Many of us who believe that the fundamental problem of the country is how to unite a fractious nation expected Buhari to be Nigeria’s version of Mandela or Julius Nyerere. We were looking for a unifier, a father figure, not a new sheriff in town. We wanted to see conscious and sensitive efforts at re-uniting Nigerians after an acrimonious election. But rather than this happening, it seemed that President Buhari was quickly captured by hawks who wasted no time in demonizing the former President and saturating the public space with probe rhetoric. I am not against probing anyone but I do not believe that using the razzmatazz of media trial either helps the cause of reconciling Nigerians, fighting corruption or even promoting justice. The only thing it does, in my opinion, is to satisfy those haying for the blood of their supposed class, regional and ethnic enemies. I have been critical of the Buhari government on this as I was critical of Jonathan, including on the radicalization of Boko Haram as my quote from my article above shows.
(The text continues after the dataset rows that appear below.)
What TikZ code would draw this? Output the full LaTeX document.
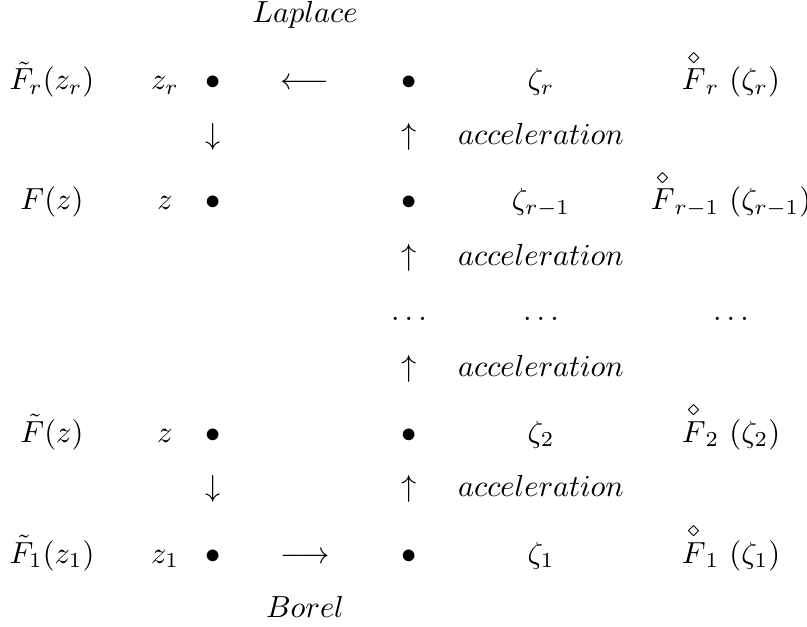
\documentclass[tikz,border=0pt]{standalone}
\usepackage{amsmath, amssymb}
\usepackage{tikz}

\tikzset{
  cell/.style={anchor=base, inner sep=0pt, outer sep=0pt},
}

\begin{document}
\begin{tikzpicture}[x=0.3279pt, y=-0.3279pt]
    \useasboundingbox (0,0) rectangle (807,627);

    % names of the two horizontal maps
    \node[cell] (laplace) at (305,23) {$Laplace$};
    \node[cell] (borel) at (305,617) {$Borel$};

    % row r
    \node[cell] (Fr) at (52,90) {$\tilde{F}_r(z_r)$};
    \node[cell] (zr) at (165,90) {$z_r$};
    \node[cell] (pr) at (213,90) {$\bullet$};
    \node[cell] (lap) at (305,90) {$\longleftarrow$};
    \node[cell] (qr) at (409,90) {$\bullet$};
    \node[cell] (zetar) at (541,90) {$\zeta_r$};
    \node[cell] (Gr) at (731,90) {$\overset{\diamond}{F}_r\ (\zeta_r)$};

    \node[cell] (downA) at (213,145) {$\downarrow$};

    % row of F(z)
    \node[cell] (F) at (52,210) {$F(z)$};
    \node[cell] (z) at (165,210) {$z$};
    \node[cell] (p) at (213,210) {$\bullet$};
    \node[cell] (qrm) at (409,210) {$\bullet$};
    \node[cell] (zetarm) at (541,210) {$\zeta_{r-1}$};
    \node[cell] (Grm) at (731,210) {$\overset{\diamond}{F}_{r-1}\ (\zeta_{r-1})$};

    % dots
    \node[cell] (dotsA) at (409,321) {$\ldots$};
    \node[cell] (dotsB) at (541,321) {$\ldots$};
    \node[cell] (dotsC) at (731,321) {$\ldots$};

    % row of tilde F(z)
    \node[cell] (Ft) at (52,442) {$\tilde{F}(z)$};
    \node[cell] (zt) at (165,442) {$z$};
    \node[cell] (pt) at (213,442) {$\bullet$};
    \node[cell] (q2) at (409,442) {$\bullet$};
    \node[cell] (zeta2) at (541,442) {$\zeta_2$};
    \node[cell] (G2) at (731,442) {$\overset{\diamond}{F}_2\ (\zeta_2)$};

    \node[cell] (downB) at (213,496) {$\downarrow$};

    % row 1
    \node[cell] (F1) at (52,563) {$\tilde{F}_1(z_1)$};
    \node[cell] (z1) at (165,563) {$z_1$};
    \node[cell] (p1) at (213,563) {$\bullet$};
    \node[cell] (bor) at (305,563) {$\longrightarrow$};
    \node[cell] (q1) at (409,563) {$\bullet$};
    \node[cell] (zeta1) at (541,563) {$\zeta_1$};
    \node[cell] (G1) at (731,563) {$\overset{\diamond}{F}_1\ (\zeta_1)$};

    % accelerations
    \foreach \y/\n in {145/a, 266/b, 376/c, 496/d} {
        \node[cell] (up\n) at (409,\y) {$\uparrow$};
        \node[cell] (acc\n) at (541,\y) {$acceleration$};
    }
\end{tikzpicture}
\end{document}
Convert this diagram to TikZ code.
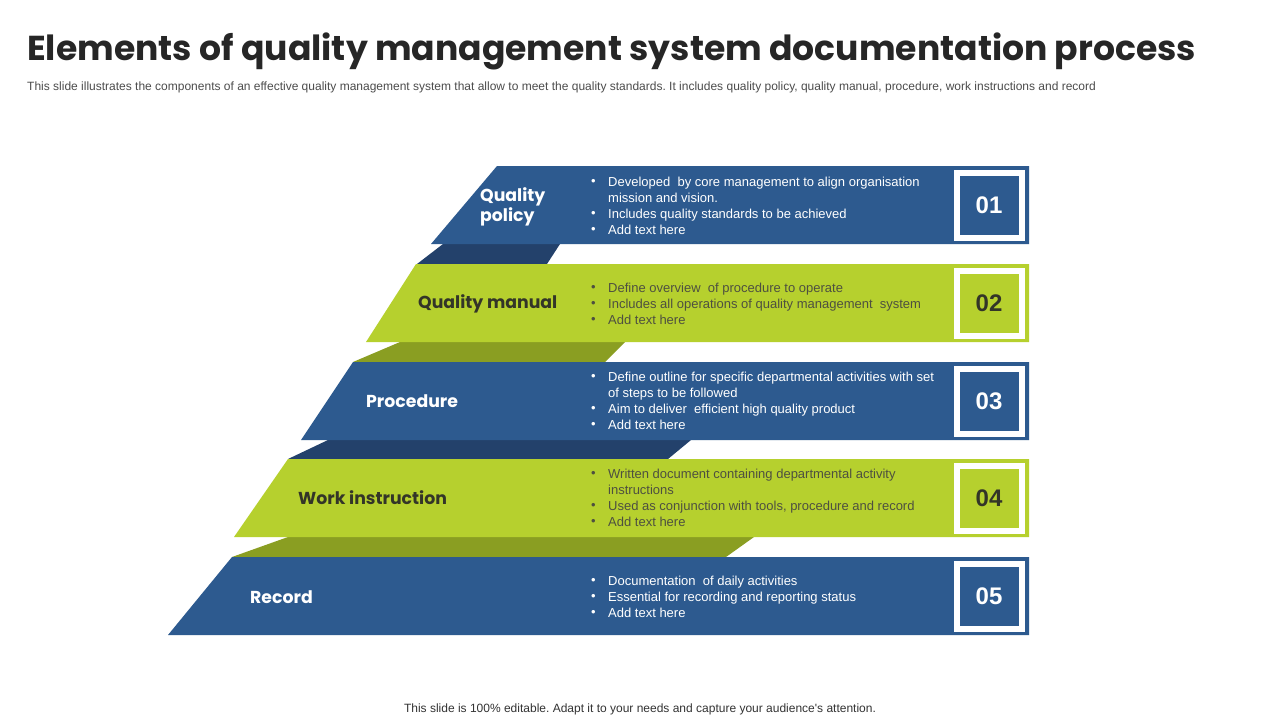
\documentclass[tikz,border=0pt]{standalone}
\usepackage{fontspec}
\setmainfont{Liberation Sans}
\newfontfamily\bodyfont{Liberation Sans}
\newfontfamily\titlefont{Poppins}
\newfontfamily\numfont{Liberation Sans}
\frenchspacing
\definecolor{qblue}{HTML}{2D5A8F}
\definecolor{qdblue}{HTML}{23416B}
\definecolor{qgreen}{HTML}{B6D02E}
\definecolor{qolive}{HTML}{8A9E22}
\definecolor{qgtext}{HTML}{4E5040}
\definecolor{qlabel}{HTML}{333528}
\tikzset{
  bul/.style={anchor=base west, inner sep=0, font=\bodyfont\fontsize{13}{16}\selectfont},
  bw/.style={bul, text=white},
  bg/.style={bul, text=qgtext},
  lab/.style={anchor=west, inner sep=0, align=left, font=\titlefont\bfseries\fontsize{17.3}{20}\selectfont},
  numbox/.style={draw=white, line width=6pt, minimum size=65pt, inner sep=0,
    font=\numfont\bfseries\fontsize{24}{24}\selectfont},
}
\newcommand\bdot{\makebox[17pt][l]{\raisebox{0.3pt}{•}}}
\newcommand\bind{\hspace*{17pt}}
\begin{document}
\begin{tikzpicture}[x=1pt,y=-1pt]
\useasboundingbox (0,0) rectangle (1280,720);
\fill[white] (0,0) rectangle (1280,720);

% title
\node[anchor=base west, inner sep=0, text=black!85, font=\titlefont\bfseries\fontsize{34.6}{40}\selectfont] (title) at (27,60) {Elements of quality management system documentation process};
\node[anchor=base west, inner sep=0, text=black!70, font=\bodyfont\fontsize{12}{13}\selectfont] (sub) at (27,90) {This slide illustrates the components of an effective quality management system that allow to meet the quality standards. It includes quality policy, quality manual, procedure, work instructions and record};

% connectors (side faces)
\fill[qdblue] (443,244) -- (560,244) -- (547,264) -- (417,264) -- cycle;
\fill[qolive] (400,342) -- (625,342) -- (605,362) -- (353,362) -- cycle;
\fill[qdblue] (328,440) -- (691,440) -- (668,459) -- (288,459) -- cycle;
\fill[qolive] (288,537) -- (754,537) -- (726,557) -- (232,557) -- cycle;

% bands
\fill[qblue]  (497,166) -- (1029,166) -- (1029,244) -- (431,244) -- cycle;
\fill[qgreen] (416,264) -- (1029,264) -- (1029,342) -- (366,342) -- cycle;
\fill[qblue]  (353,362) -- (1029,362) -- (1029,440) -- (301,440) -- cycle;
\fill[qgreen] (288,459) -- (1029,459) -- (1029,537) -- (234,537) -- cycle;
\fill[qblue]  (232,557) -- (1029,557) -- (1029,635) -- (168,635) -- cycle;

% labels
\node[lab, text=white] (l1) at (480,207) {Quality\\policy};
\node[lab, text=qlabel] (l2) at (418,304) {Quality manual};
\node[lab, text=white] (l3) at (366,401) {Procedure};
\node[lab, text=qlabel] (l4) at (298,498) {Work instruction};
\node[lab, text=white] (l5) at (250,597) {Record};

% number boxes
\node[numbox, fill=qblue, text=white] (n1) at (989,205) {01};
\node[numbox, fill=qgreen, text=qlabel] (n2) at (989,303) {02};
\node[numbox, fill=qblue, text=white] (n3) at (989,401) {03};
\node[numbox, fill=qgreen, text=qlabel] (n4) at (989,498) {04};
\node[numbox, fill=qblue, text=white] (n5) at (989,596) {05};

% bullets band 1
\node[bw] (t11) at (591,186) {\bdot Developed \ by core management to align organisation};
\node[bw] (t12) at (591,202) {\bind mission and vision.};
\node[bw] (t13) at (591,218) {\bdot Includes quality standards to be achieved};
\node[bw] (t14) at (591,234) {\bdot Add text here};
% band 2
\node[bg] (t21) at (591,292) {\bdot Define overview \ of procedure to operate};
\node[bg] (t22) at (591,308) {\bdot Includes all operations of quality management \ system};
\node[bg] (t23) at (591,324) {\bdot Add text here};
% band 3
\node[bw] (t31) at (591,381) {\bdot Define outline for specific departmental activities with set};
\node[bw] (t32) at (591,397) {\bind of steps to be followed};
\node[bw] (t33) at (591,413) {\bdot Aim to deliver \ efficient high quality product};
\node[bw] (t34) at (591,429) {\bdot Add text here};
% band 4
\node[bg] (t41) at (591,478) {\bdot Written document containing departmental activity};
\node[bg] (t42) at (591,494) {\bind instructions};
\node[bg] (t43) at (591,510) {\bdot Used as conjunction with tools, procedure and record};
\node[bg] (t44) at (591,526) {\bdot Add text here};
% band 5
\node[bw] (t51) at (591,585) {\bdot Documentation \ of daily activities};
\node[bw] (t52) at (591,601) {\bdot Essential for recording and reporting status};
\node[bw] (t53) at (591,617) {\bdot Add text here};

% footer
\node[anchor=base, inner sep=0, text=black!80, font=\bodyfont\fontsize{12}{13}\selectfont] (foot) at (640,712) {This slide is 100\% editable. Adapt it to your needs and capture your audience's attention.};
\end{tikzpicture}
\end{document}
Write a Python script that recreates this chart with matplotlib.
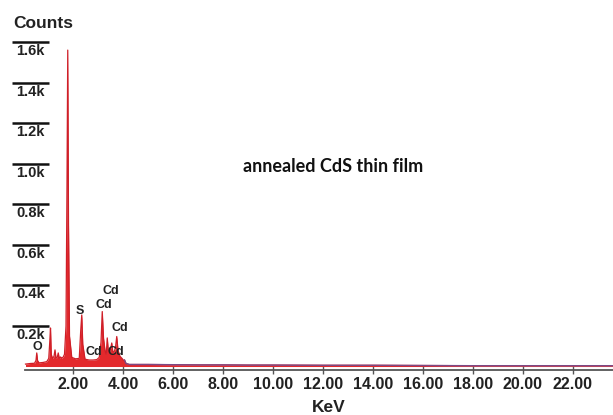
import matplotlib
matplotlib.use("Agg")
import matplotlib.pyplot as plt
import matplotlib.transforms as mtransforms

# ---- data ----
energy = [0.10, 0.30, 0.46, 0.52, 0.55, 0.58, 0.64, 0.80, 0.95, 1.03, 1.07, 1.10, 1.13,
          1.18, 1.24, 1.28, 1.32, 1.37, 1.41, 1.45, 1.50, 1.55, 1.60, 1.66, 1.72,
          1.76, 1.79, 1.82, 1.86, 1.95, 2.10, 2.25, 2.31, 2.35, 2.39, 2.48, 2.65,
          2.80, 2.95, 3.05, 3.12, 3.17, 3.22, 3.28, 3.33, 3.37, 3.41, 3.46, 3.51,
          3.55, 3.59, 3.64, 3.70, 3.75, 3.80, 3.88, 3.96, 4.02, 4.06, 4.12, 4.25,
          5.0, 6.0, 7.0, 8.0, 9.0, 10.0, 12.0, 14.0, 16.0, 18.0, 20.0, 22.0, 23.6]
counts = [12, 15, 16, 30, 67, 30, 18, 20, 24, 40, 120, 190, 60,
          40, 50, 82, 42, 45, 67, 40, 47, 42, 45, 60, 200,
          900, 1560, 700, 150, 45, 38, 40, 180, 254, 110, 36, 32,
          32, 34, 45, 120, 271, 140, 80, 60, 141, 80, 70, 90,
          116, 75, 70, 95, 148, 80, 50, 40, 30, 32, 15, 10,
          10, 9, 8, 8, 7, 7, 6, 6, 5, 4, 4, 4, 4]

ytick_values = [200, 400, 600, 800, 1000, 1200, 1400, 1600]
ytick_labels = ["0.2k", "0.4k", "0.6k", "0.8k", "1.0k", "1.2k", "1.4k", "1.6k"]
xtick_values = [2, 4, 6, 8, 10, 12, 14, 16, 18, 20, 22]
xtick_labels = ["2.00", "4.00", "6.00", "8.00", "10.00", "12.00", "14.00",
                "16.00", "18.00", "20.00", "22.00"]

peak_labels = ["O", "S", "Cd", "Cd", "Cd", "Cd", "Cd"]
peak_label_E = [0.57, 2.28, 3.24, 3.50, 3.88, 2.84, 3.73]
peak_label_c = [98, 276, 304, 372, 190, 72, 72]

# ---- figure ----
W, H = 613, 415
fig = plt.figure(figsize=(W / 100, H / 100), dpi=100)
ax = fig.add_axes([0, 0, 1, 1])
ax.set_xlim(-0.92, 23.6)
ax.set_ylim(-239, 1807)

arial = "Liberation Sans"

ax.fill_between(energy, 0, counts, color="#e3292c", lw=0, zorder=2)
ax.plot(energy, counts, color="#cf1f28", lw=0.9, zorder=3)
# tail line (purplish)
tailE = [e for e in energy if e >= 4.06]
tailC = [c for e, c in zip(energy, counts) if e >= 4.06]
ax.plot(tailE, tailC, color="#7b4a86", lw=1.0, zorder=4)

# x axis
for s in ["left", "right", "top"]:
    ax.spines[s].set_visible(False)
ax.spines["bottom"].set_position(("data", -16))
ax.spines["bottom"].set_bounds(0.1, 23.6)
ax.spines["bottom"].set_color("#555555")
ax.spines["bottom"].set_linewidth(1.3)
ax.set_xticks(xtick_values)
ax.set_xticklabels(xtick_labels, fontfamily=arial, fontweight="bold", fontsize=11.5,
                   color="#222222")
ax.tick_params(axis="x", direction="inout", length=6, width=1, color="#555555", pad=2)
ax.set_yticks([])

# y "tick" labels with overline bars
trans = mtransforms.blended_transform_factory(ax.transAxes, ax.transData)
x0, x1 = 12 / W, 49 / W
for v, lab in zip(ytick_values, ytick_labels):
    ax.plot([x0, x1], [v, v], transform=trans, color="#111111", lw=1.8,
            solid_capstyle="butt", clip_on=False)
    ax.annotate(lab, xy=((x0 + x1) / 2, v), xycoords=trans, xytext=(0, -1.5),
                textcoords="offset points", ha="center", va="top",
                fontfamily=arial, fontweight="bold", fontsize=10.5, color="#222222")

for lab, e, c in zip(peak_labels, peak_label_E, peak_label_c):
    ax.text(e, c, lab, ha="center", va="center", fontfamily=arial,
            fontweight="bold", fontsize=9, color="#222222", zorder=5)

fig.text(13 / W, 1 - 24 / H, "Counts", ha="left", va="center", fontfamily=arial,
         fontweight="bold", fontsize=12.5, color="#222222")
fig.text(329 / W, 1 - 407 / H, "KeV", ha="center", va="center", fontfamily=arial,
         fontweight="bold", fontsize=12.5, color="#222222")
fig.text(333 / W, 1 - 166 / H, "annealed CdS thin film", ha="center", va="center",
         fontfamily="Lato", fontweight="bold", fontsize=13, color="#111111")

fig.savefig("out.png", dpi=100)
Many of us who gave several public lectures or wrote commissioned papers on the 2015 elections warned that if Jonathan lost the election, it could trigger renewed militancy in the Niger Delta while post election violence would likely happen in many parts of the North if Buhari lost.  Most of the recommendations on the way out was for whoever won the election to treat the other as a co-winner. I believe the Buhari government could have done things differently in this regard.  In our highly polarized environment, identities that are perceived to be under threat are often the ones most vociferously defended. Perhaps if things were handled a little differently, there could probably be no Avengers and other neo militants in the Niger Delta today and our crude oil production could not have been crippled the way it is. The same could also be said about the President’s statement about “97/5%” support and the unfortunate decision to virtually exclude some groups from his kitchen cabinet. That decision created certain sentiments which opportunistic groups gladly tapped into. In essence therefore, I believe there is a nexus between the president politics and the current economic crisis – or at least its perception. Nexus however does not necessarily mean causation.

Having said the above, I also believe that a leader can be radicalized or de-radicalized by system dynamics. The current economic crisis therefore presents an opportunity for introspection. Though there is evidence that the President’s politics is gradually changing and the blame game and probe rhetoric are losing their initial allure, I am still optimistic that the President will eventually find his mojo, re-align with some political forces and surprise his critics. But he can only do so if we continue to hold him accountable and keep him on his toes – irrespective of the blackmail from those who want to create imaginary enemies for him. As I wrote in the same column last week, loyalty does not have to mean fear of the leader or subscription to groupthink. Enduring loyalty “should mean above anything else subordinates being encouraged to respectfully tell the leader the truth or to contribute their honest conviction to the vibrancy of the leader’s think-tank.”